Kelly’s Remarks on Wall Unsettle a Tense Alliance at the White House

click to enlarge Kelly’s Remarks on Wall Unsettle a Tense Alliance at the White House
Doug Mills/The New York Times
John Kelly, the White House chief of staff, with President Donald Trump in the Oval Office of the White House in Washington, July, 31, 2017. Trump directly contradicted Kelly on Jan. 18, 2017, and said his position on building a wall between the United States and Mexico had not “evolved.”

By MAGGIE HABERMAN and JULIE HIRSCHFELD DAVIS
© 2018 New York Times News Service

The one thing sure to make President Donald Trump angry, as anyone who has ever worked closely with him knows, is any suggestion that his staff is managing him.

Yet early Wednesday evening, after learning from a White House aide that his chief of staff, John F. Kelly, had described his views about his signature campaign pledge to build a wall on the Mexico border as “not informed,” and his thinking as “evolving,” the president was initially calm.

It didn’t last. By Wednesday night, Trump had become convinced by a string of allies and friends he had talked to on the phone that Kelly had undermined him, according to people familiar with the conversations. And by Thursday morning, after digesting accounts of Kelly’s comments on cable news, the president was riled up.

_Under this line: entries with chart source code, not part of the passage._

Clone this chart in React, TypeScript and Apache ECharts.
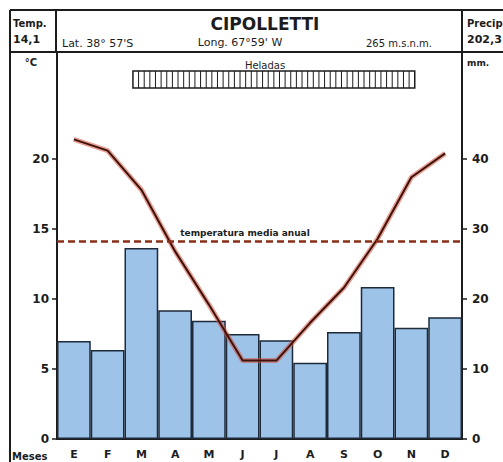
import React, { useEffect, useRef } from "react";
import * as echarts from "echarts";

const months = ["E", "F", "M", "A", "M", "J", "J", "A", "S", "O", "N", "D"];
const precipitation = [14.0, 12.7, 27.3, 18.4, 16.9, 15.0, 14.1, 10.9, 15.3, 21.7, 15.9, 17.4];
const temperature = [21.4, 20.6, 17.8, 13.4, 9.6, 5.6, 5.6, 8.3, 10.8, 14.3, 18.7, 20.4];
const meanTemp = 14.1;
const tempTicks = [0, 5, 10, 15, 20];
const precipTicks = [0, 10, 20, 30, 40];
const frostPeriod = [2.25, 10.6];

const W = 503;
const H = 462;
const G_LEFT = 57;
const G_RIGHT = 41;
const G_TOP = 52;
const G_BOTTOM = 23;
const PX_PER_DEG = 14;
const FONT = "DejaVu Sans";
const INK = "#1c1c1c";

export default function App() {
  const ref = useRef<HTMLDivElement>(null);
  useEffect(() => {
    document.body.style.margin = "0";
    const chart = echarts.init(ref.current!, null, { renderer: "svg" });
    const plotH = H - G_TOP - G_BOTTOM;
    const plotW = W - G_LEFT - G_RIGHT;
    const tMax = plotH / PX_PER_DEG;
    const band = plotW / months.length;
    const fx0 = G_LEFT + frostPeriod[0] * band;
    const fx1 = G_LEFT + frostPeriod[1] * band;
    const fy0 = 71;
    const fy1 = 88;
    const hatch: any[] = [];
    const nH = Math.round((fx1 - fx0) / 5.6);
    for (let i = 1; i < nH; i++) {
      const x = fx0 + ((fx1 - fx0) * i) / nH;
      hatch.push({ type: "line", shape: { x1: x, y1: fy0, x2: x, y2: fy1 }, style: { stroke: INK, lineWidth: 1 } });
    }
    const txt = (text: string, x: number, y: number, size: number, align = "left", weight = "bold") => ({
      type: "text",
      x,
      y,
      style: { text, fill: INK, font: `${weight} ${size}px "${FONT}"`, align, verticalAlign: "middle" },
    });
    const ln = (x1: number, y1: number, x2: number, y2: number, w = 2) => ({
      type: "line",
      shape: { x1, y1, x2, y2 },
      style: { stroke: INK, lineWidth: w },
    });
    chart.setOption({
      animation: false,
      backgroundColor: "#ffffff",
      grid: { left: G_LEFT, right: G_RIGHT, top: G_TOP, bottom: G_BOTTOM },
      xAxis: {
        type: "category",
        data: months,
        axisLine: { lineStyle: { color: INK, width: 2 } },
        axisTick: { show: false },
        axisLabel: { color: INK, fontFamily: FONT, fontWeight: "bold", fontSize: 11, margin: 10 },
      },
      yAxis: [
        {
          type: "value",
          min: 0,
          max: tMax,
          splitLine: { show: false },
          axisLine: { show: true, lineStyle: { color: INK, width: 2 } },
          axisTick: { show: true, length: 5, customValues: tempTicks, lineStyle: { color: INK, width: 1.5 } },
          axisLabel: { customValues: tempTicks, color: INK, fontFamily: FONT, fontWeight: "bold", fontSize: 12, margin: 8 },
        },
        {
          type: "value",
          min: 0,
          max: tMax * 2,
          position: "right",
          splitLine: { show: false },
          axisLine: { show: true, lineStyle: { color: INK, width: 2 } },
          axisTick: { show: true, length: 5, customValues: precipTicks, lineStyle: { color: INK, width: 1.5 } },
          axisLabel: { customValues: precipTicks, color: INK, fontFamily: FONT, fontWeight: "bold", fontSize: 12, margin: 10 },
        },
      ],
      series: [
        {
          type: "bar",
          yAxisIndex: 1,
          data: precipitation,
          barCategoryGap: "0%",
          itemStyle: { color: "#9dc3e8", borderColor: "#1d2a3a", borderWidth: 1.5 },
        },
        {
          type: "line",
          yAxisIndex: 0,
          data: temperature,
          symbol: "none",
          lineStyle: { color: "rgba(214,80,60,0.55)", width: 5 },
          markLine: {
            symbol: "none",
            silent: true,
            label: { show: false },
            lineStyle: { color: "#8a2e18", width: 2.5, type: [7, 4] },
            data: [{ yAxis: meanTemp }],
          },
        },
        {
          type: "line",
          yAxisIndex: 0,
          data: temperature,
          symbol: "none",
          lineStyle: { color: "#3d120a", width: 2 },
        },
      ],
      graphic: [
        ln(10, 10, W, 10),
        ln(10, 10, 10, H),
        ln(10, 52, W, 52),
        ln(56, 10, 56, 52),
        ln(462, 10, 462, 52),
        txt("Temp.", 13, 23, 10),
        txt("14,1", 13, 39, 11),
        txt("CIPOLLETTI", 265, 24, 17, "center"),
        txt("Lat. 38° 57'S", 62, 43, 11, "left", "normal"),
        txt("Long. 67°59' W", 240, 42, 11, "center", "normal"),
        txt("265 m.s.n.m.", 366, 43, 10, "left", "normal"),
        txt("Precip", 467, 23, 10),
        txt("202,3", 467, 39, 11),
        txt("°C", 31, 62, 10, "center"),
        txt("mm.", 467, 63, 9),
        txt("Heladas", 265, 65, 10, "center", "normal"),
        { type: "rect", shape: { x: fx0, y: fy0, width: fx1 - fx0, height: fy1 - fy0 }, style: { fill: "#fff", stroke: INK, lineWidth: 1.5 } },
        ...hatch,
        txt("temperatura media anual", 245, 233, 9, "center"),
        txt("Meses", 12, 456, 10),
      ],
    });
    return () => chart.dispose();
  }, []);
  return <div ref={ref} style={{ width: W, height: H }} />;
}
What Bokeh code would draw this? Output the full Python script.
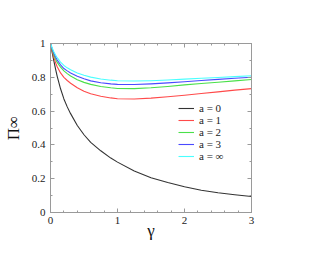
from bokeh.plotting import figure
from bokeh.models import (Range1d, LinearAxis, SingleIntervalTicker, CustomJSTickFormatter,
                          Legend, LegendItem)
from bokeh.embed import file_html
from bokeh.resources import INLINE

# data
gamma = [0.0, 0.025, 0.05, 0.075, 0.1, 0.15, 0.2, 0.25, 0.3, 0.4, 0.5, 0.6, 0.75, 0.9, 1.0,
         1.25, 1.5, 1.75, 2.0, 2.25, 2.5, 2.75, 3.0]
pi_a0 = [1.0, 0.946, 0.897, 0.850, 0.806, 0.732, 0.672, 0.625, 0.585, 0.515, 0.46, 0.415,
         0.365, 0.322, 0.298, 0.245, 0.206, 0.177, 0.152, 0.132, 0.117, 0.105, 0.095]
pi_a1 = [1.0, 0.955, 0.918, 0.887, 0.862, 0.826, 0.80, 0.781, 0.765, 0.738, 0.718, 0.703,
         0.688, 0.678, 0.673, 0.672, 0.677, 0.685, 0.694, 0.704, 0.714, 0.724, 0.733]
pi_a2 = [1.0, 0.963, 0.932, 0.907, 0.888, 0.860, 0.838, 0.822, 0.808, 0.786, 0.770, 0.758,
         0.746, 0.738, 0.734, 0.733, 0.738, 0.746, 0.755, 0.763, 0.771, 0.779, 0.787]
pi_a3 = [1.0, 0.968, 0.942, 0.920, 0.902, 0.874, 0.852, 0.838, 0.826, 0.806, 0.791, 0.779,
         0.768, 0.761, 0.758, 0.757, 0.761, 0.767, 0.774, 0.781, 0.788, 0.794, 0.800]
pi_ainf = [1.0, 0.973, 0.951, 0.932, 0.916, 0.890, 0.870, 0.856, 0.845, 0.826, 0.812, 0.801,
           0.790, 0.783, 0.780, 0.778, 0.780, 0.784, 0.789, 0.794, 0.799, 0.804, 0.809]
series_labels = ["a = 0", "a = 1", "a = 2", "a = 3", "a = \u221e"]
x_ticks_major = 1
y_ticks_major = 0.2

colors = ["#333333", "#ff4a4a", "#4ae04a", "#4a4aff", "#4affff"]
serif = "Liberation Serif"
grey = "#9a9a9a"

p = figure(width=321, height=247, output_backend="svg", toolbar_location=None,
           x_range=Range1d(0, 3), y_range=Range1d(0, 1),
           min_border_left=50, min_border_right=70, min_border_top=43, min_border_bottom=35,
           x_axis_label="\u03b3", y_axis_label="\u03a0\u221e")
p.grid.visible = False
p.outline_line_color = grey
p.background_fill_color = "white"
p.border_fill_color = "white"

fmt = CustomJSTickFormatter(code="return (Math.abs(tick - Math.round(tick)) < 1e-9) ? tick.toFixed(0) : tick.toFixed(1);")

xt = SingleIntervalTicker(interval=x_ticks_major, num_minor_ticks=5)
yt = SingleIntervalTicker(interval=y_ticks_major, num_minor_ticks=2)

def style(ax, labels=True):
    ax.axis_line_color = grey
    ax.major_tick_line_color = grey
    ax.minor_tick_line_color = grey
    ax.major_tick_in = 4
    ax.major_tick_out = 0
    ax.minor_tick_in = 2
    ax.minor_tick_out = 0
    ax.major_label_text_font = serif
    ax.major_label_text_font_size = "11px"
    ax.major_label_text_color = "#222222" if labels else None
    ax.axis_label_text_font = serif
    ax.axis_label_text_font_style = "normal"
    ax.axis_label_text_color = "#111111"

p.xaxis[0].ticker = xt
p.yaxis[0].ticker = yt
p.xaxis[0].formatter = fmt
p.yaxis[0].formatter = fmt
for ax in p.xaxis + p.yaxis:
    style(ax)
p.xaxis[0].major_label_standoff = 4
p.yaxis[0].major_label_standoff = 5
p.xaxis[0].axis_label_text_font_size = "17px"
p.yaxis[0].axis_label_text_font_size = "17px"
p.xaxis[0].axis_label_standoff = -6
p.yaxis[0].axis_label_standoff = 6

top = LinearAxis(ticker=SingleIntervalTicker(interval=x_ticks_major, num_minor_ticks=5))
right = LinearAxis(ticker=SingleIntervalTicker(interval=y_ticks_major, num_minor_ticks=2))
style(top, labels=False)
style(right, labels=False)
top.major_label_text_font_size = "0px"
right.major_label_text_font_size = "0px"
p.add_layout(top, "above")
p.add_layout(right, "right")

items = []
for ys, c, lab in zip([pi_a0, pi_a1, pi_a2, pi_a3, pi_ainf], colors, series_labels):
    r = p.line(gamma, ys, line_color=c, line_width=1.1, line_join="round")
    items.append(LegendItem(label=lab, renderers=[r]))

leg = Legend(items=items, location=(128, 50), orientation="vertical")
leg.background_fill_alpha = 0
leg.border_line_color = None
leg.padding = 0
leg.margin = 0
leg.spacing = 0
leg.glyph_width = 16
leg.glyph_height = 12
leg.label_height = 12
leg.label_standoff = 5
leg.label_text_font = serif
leg.label_text_font_size = "11px"
leg.label_text_color = "#222222"
p.add_layout(leg)

open("out.html", "w").write(file_html(p, INLINE))
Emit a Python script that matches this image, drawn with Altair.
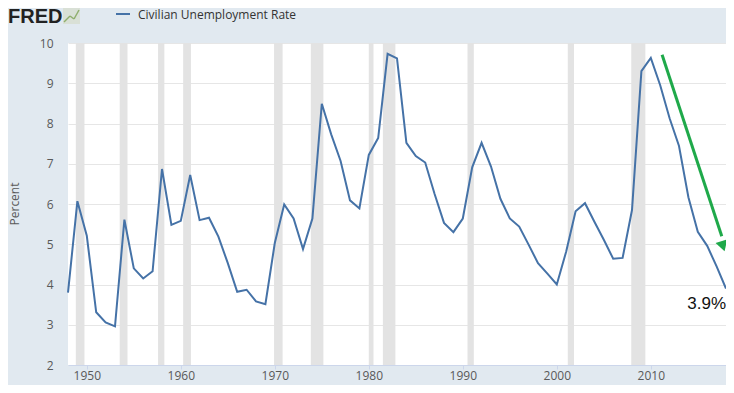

As the television blared, he typed out a series of tweets that rebutted Kelly without actually naming him. “The Wall is the Wall, it has never changed or evolved from the first day I conceived of it,” Trump wrote at 6:15 a.m. Later in the morning, the president spoke to his chief of staff, and made his displeasure clear, according to two people familiar with the conversation.

The reaction was familiar to veterans of Trump’s campaign and his White House. But that kind of conflict has played out infrequently since Kelly replaced Reince Priebus as chief of staff in July. For different reasons, both Kelly and Trump have an interest in preserving their relationship, according to people close to both men.

Still, the public airing of grievances was perhaps an inevitable clash between two temperamentally similar but philosophically different alpha males who for almost six months have been nearly inseparable despite lacking any previous relationship to speak of.

Some view the relationship as dysfunctional. When a president’s chief of staff speaks to members of Congress, it should be a “consistent message,” Rep. Henry Cuellar, D-Texas, said in an interview with CNN. The inconsistency, said Cuellar, who attended the meeting Wednesday where Kelly made some of his remarks, “makes it hard” to negotiate.